While the first month of the 2017-18 season has gone swimmingly for the expansion darlings in Vegas, it’s been a few other clubs enjoying the most riches from their off-season gambles so far.
In St. Louis, taking a flyer on Brayden Schenn spun into a dominant top line that’s outscored even the otherworldly Tampa Bay Lightning trio at even strength. And in Philadelphia, the risky decision to move centreman Claude Giroux to the wing has resulted in 60 combined points for the captain and his linemates.
But while the season’s early goings have been highlighted by a number of breakout lines and potentially historic performances (see: Kucherov, Nikita), one question remains: where did all of the former big dogs run off to?
Let’s take a trip down memory lane to June 11, 2017 – the final day of the 2016-17 regular season. Here’s how the league’s top 10 scorers looked when that final whistle blew:
1. Connor McDavid: 100 points
2. Sidney Crosby: 89 points
3. Patrick Kane: 89 points
4. Nicklas Backstrom: 86 points
5. Nikita Kucherov: 85 pts
6. Brad Marchand: 85 pts
7. Mark Scheifele: 82 points
8. Leon Draisaitl: 77 points
9. Brent Burns: 76 points
10. Vladimir Tarasenko: 75 points
Through the opening month of 2017-18, only two from that 10-man group have gotten off to strong enough starts to currently rank among the league’s top 10 – Kucherov ranks second in the league with 29 points while Tarasenko sits tied for seventh with 20 to his name.
Fellow young guns Scheifele and McDavid aren’t too far behind, sitting right below that tier with 19 and 18 points, respectively. The rest of that usually elite group?

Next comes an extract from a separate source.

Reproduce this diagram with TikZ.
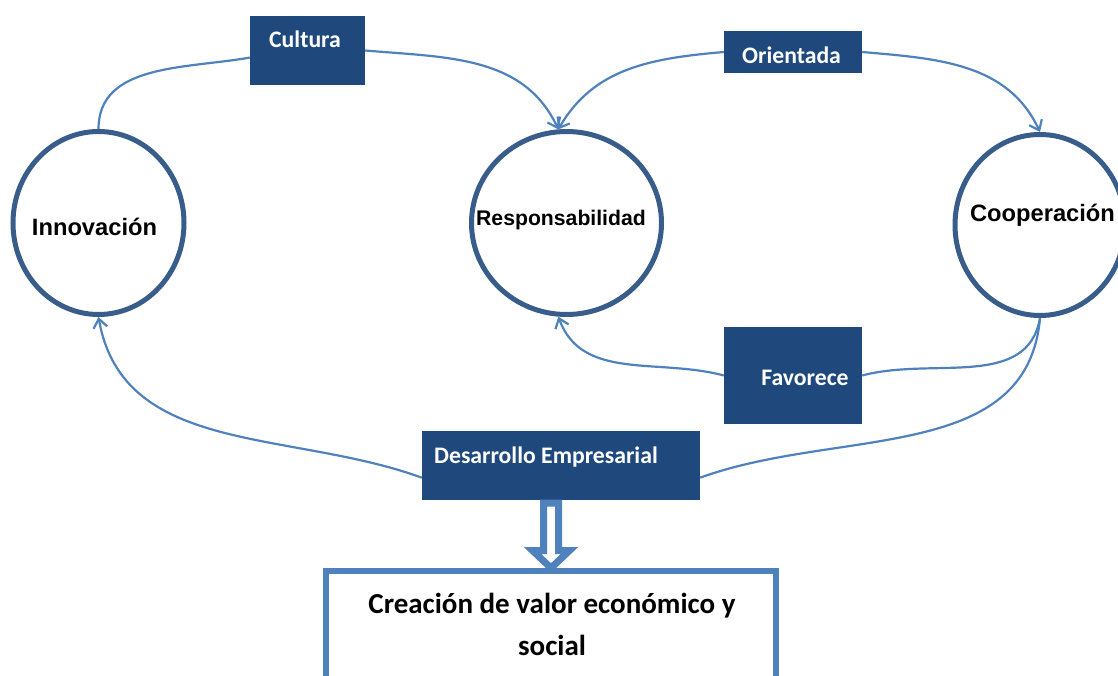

Their slow starts have even the top 40 out of reach at the moment.
Brad Marchand: tied for 41st with 15 points
Patrick Kane: tied for 49th with 14 points
Sidney Crosby: tied for 63rd with 13 points
Nicklas Backstrom: tied for 63rd with 13 points
Leon Draisaitl: tied for 77th with 12 points
Brent Burns: tied for 208th with 7 points
That doesn’t mean we’re destined to see a McDavid-less Art Ross race in the final months of the season, of course, or that No. 87 is finishing 2017-18 outside of the top 60. Rest assured, when the season passes its midway point and the game’s best have settled into their rhythm, some familiar names are bound to rise into the upper echelon once again.
But those sluggish starts do mean it’s going to take some monstrous performances for a few scoring race mainstays to contend with Stamkos and Kucherov down the line. And history suggests closing that gap can be more difficult than expected.
October can be a bit of a sideshow at times, ripe with over-performance. But Game 1 of the season isn’t the same as Game 40 or Game 70. Eventually, the cream rises to the top. The Lightning duo’s torrid run will eventually cool, and the league’s other premier talents will hit their stride and make waves once again.
The question is, when that happens, who will have capitalized most on that run-and-gun start to the year? Looking back over the past decade, those among the elite that do manage to start hot and establish enough of a gap are often the ones who hold on by the time Game 82 rolls around.
Case in point, in the 12 campaigns that have passed since the 2004-05 lockout, the eventual Art Ross Trophy winner has ranked among the top 10 scorers by this point in the season all but three times.
The outliers: Jamie Benn’s win in 2015 saw him make an absurd late push—13 points through the final five games of the season—to climb to the top of the pile. Evgeni Malkin’s second scoring title, snagged in 2012, saw him miss time early in the year before coming back strong thanks to some especially potent chemistry with James Neal. And Alex Ovechkin’s 2008 trophy win saw him mired in the middle of the top 20 through the early goings, but by late November he had already pushed his way up the list.
In each of the other nine seasons, the eventual top scorer was off to the races after the first month, sitting somewhere in the top 10 and, more often than not, within the top five.
Where does that leave the previous Art Ross favourites? McDavid sits just a handful of points away from that top tier, but he’s getting little help from his mates at the moment, his Oilers presently ranking as the lowest-scoring team in the league.
And while Crosby has shown time and time again how much damage he can do when he gets rolling, the Penguins captain hasn’t tallied a goal in his past 10 appearances. He’s sitting at five goals and 13 points for now, a far cry from the 16 goals and 25 points he had through the same number of games last season.
So, while it’s very, very early, the Lightning duo might want to start getting their speeches ready.
Because while their high-octane chemistry may be the vessel that delivered Stamkos and Kucherov their combined 59 points so far, it could be the early-season woes for the game’s other generational talents that eventually earns one of Tampa Bay’s stars a scoring title by the season’s end.